Reviewer: Paul Sebert
Story Title: League of Losers

Writer: Robert Kirkman
Penciler: Paco Medina
Colorist: Studio F’s Marte Gracia
Inker: Juan Vlasco
Letters: VC’s Rus Wooton
Editors: Molly Lazer, Aubrey Sitterson, Andy Schmidt, Tom Brevoort, & Joe Q.
Publisher: Hmmm… Well the name of the book is “MARVEL Team-Up”

From the dark recesses of a future gone mad comes Lord Chronok; a new villain with an army of trained killers, access to devastating technology, and that cool gliding board Kit Cloudkicker from Tailspin rode around on. Coming from a time in which information on our superheroes is on common historical record Chronok and his legions have come back to out time to wipe out our heroes and take over.

As this issue begins Chronok’s scheme is working distressingly well. In the opening pages Chronok manages to cut the “Gordian Knot” that has stumped so many villains by simply traveling to a point where most of the New Avengers are in their headquarters and then blowing it to smithereens. I bet Kang, another time traveling villain, must be kicking himself right now for never ever thinking of that.

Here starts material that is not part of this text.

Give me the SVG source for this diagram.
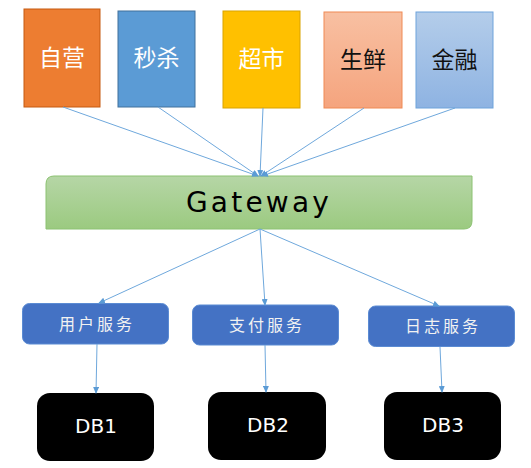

If this scenario were carried out by the wrong creative team it could’ve gotten very grim very quickly, but Paco Medina’s exaggerated Ramos-esque pencils and Kirkman’s droll script give things a somewhat tongue-in-cheek tone while not veering into parody. The character design for Chronok is actually fairly ingenious. He is both a menacing figure, and a somewhat absurd epitome of garish costume design right down to a set of Liefeld-style unnecessary pouches.

Thankfully, though, even with heroes dropping like flies, there is one source to be hope in this world gone mad- a small number of heroes who are either too new or too obscure to make Chronok’s hit list. So half the fun of this new arc is wondering who will survive and just how can they strike back at this seemingly unstoppable menace?

Kirkman has made Marvel Team-Up one Marvel’s most consistently entertaining books and this issue starts what looks to be the series best arc yet. The first issue moves at a lightening fast pace, but never loses focus as there’s a mixture of action, laughs, and tragedy.

While Medina’s pencils may prove to be too much of an animated style for some tastes, I do feel that they are a very good fit for the material.